• _WHAT TO WORK ON_:
Filter the entries and keep only the lines where the string "diagram" appears.

• _DATASET ENTRIES_:
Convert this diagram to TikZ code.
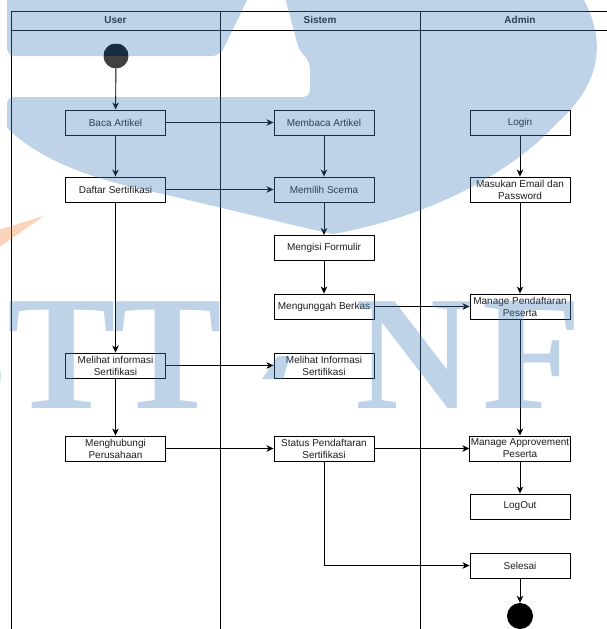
==
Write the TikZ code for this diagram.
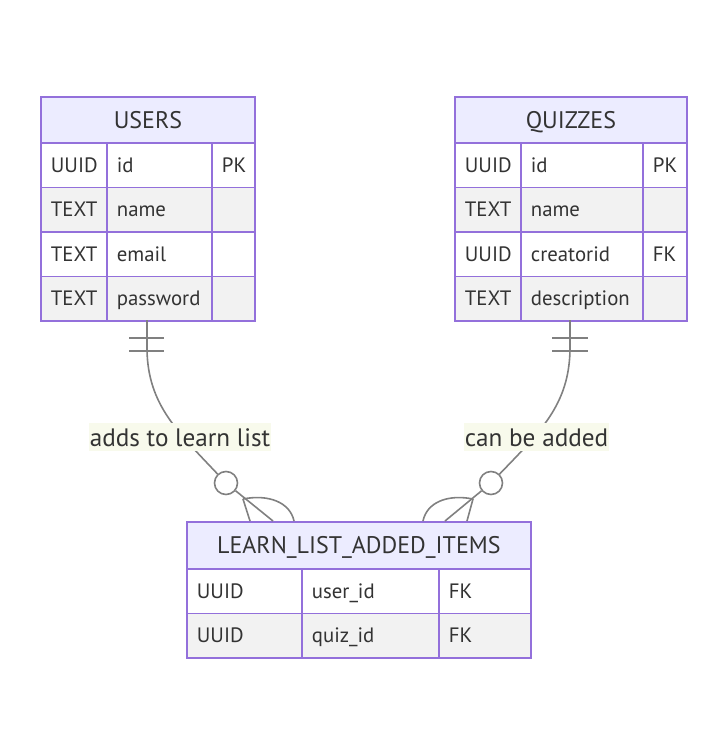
--
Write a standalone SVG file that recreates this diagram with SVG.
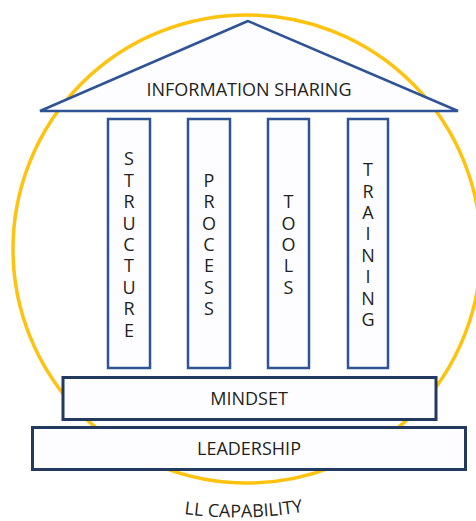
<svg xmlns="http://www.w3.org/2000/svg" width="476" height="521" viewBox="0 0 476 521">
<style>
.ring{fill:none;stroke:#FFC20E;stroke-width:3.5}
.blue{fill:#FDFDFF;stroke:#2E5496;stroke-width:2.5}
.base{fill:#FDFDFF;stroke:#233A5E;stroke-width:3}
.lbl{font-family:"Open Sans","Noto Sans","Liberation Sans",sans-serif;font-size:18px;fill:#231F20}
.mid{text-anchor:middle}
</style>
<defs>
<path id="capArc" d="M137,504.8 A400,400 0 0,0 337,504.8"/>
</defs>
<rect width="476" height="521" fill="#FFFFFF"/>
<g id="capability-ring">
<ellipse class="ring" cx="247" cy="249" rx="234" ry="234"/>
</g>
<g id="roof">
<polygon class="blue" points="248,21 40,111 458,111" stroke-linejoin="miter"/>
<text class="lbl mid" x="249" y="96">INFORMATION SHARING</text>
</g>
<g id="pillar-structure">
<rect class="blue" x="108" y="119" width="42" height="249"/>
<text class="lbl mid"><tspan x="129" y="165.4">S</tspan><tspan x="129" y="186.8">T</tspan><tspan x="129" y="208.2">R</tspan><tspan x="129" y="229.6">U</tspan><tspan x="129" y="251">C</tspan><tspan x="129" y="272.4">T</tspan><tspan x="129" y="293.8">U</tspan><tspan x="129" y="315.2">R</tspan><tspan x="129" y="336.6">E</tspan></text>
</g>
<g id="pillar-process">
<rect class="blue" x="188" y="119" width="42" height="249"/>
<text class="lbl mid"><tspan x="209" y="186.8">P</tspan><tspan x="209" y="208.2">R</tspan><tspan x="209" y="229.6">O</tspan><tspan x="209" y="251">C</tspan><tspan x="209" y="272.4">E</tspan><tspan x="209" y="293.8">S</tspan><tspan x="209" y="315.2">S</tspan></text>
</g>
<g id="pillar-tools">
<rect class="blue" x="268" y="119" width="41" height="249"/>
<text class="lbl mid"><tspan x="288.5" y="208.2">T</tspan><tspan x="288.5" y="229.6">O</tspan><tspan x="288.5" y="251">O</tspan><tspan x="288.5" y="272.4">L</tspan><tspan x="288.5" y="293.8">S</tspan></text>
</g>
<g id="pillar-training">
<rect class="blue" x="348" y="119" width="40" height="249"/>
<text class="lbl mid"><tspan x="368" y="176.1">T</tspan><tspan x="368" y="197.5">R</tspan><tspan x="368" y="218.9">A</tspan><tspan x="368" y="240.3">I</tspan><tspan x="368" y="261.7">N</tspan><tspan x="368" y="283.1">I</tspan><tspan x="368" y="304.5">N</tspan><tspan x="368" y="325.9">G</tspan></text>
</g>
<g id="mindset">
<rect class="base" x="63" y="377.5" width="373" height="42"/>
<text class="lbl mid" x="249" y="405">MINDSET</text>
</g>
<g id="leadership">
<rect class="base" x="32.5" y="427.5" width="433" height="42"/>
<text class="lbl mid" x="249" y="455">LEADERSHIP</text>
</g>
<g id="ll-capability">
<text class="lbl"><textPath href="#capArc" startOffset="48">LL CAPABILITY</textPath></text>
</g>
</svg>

• _ANSWER IN FULL_:
Convert this diagram to TikZ code.
Write the TikZ code for this diagram.
Write a standalone SVG file that recreates this diagram with SVG.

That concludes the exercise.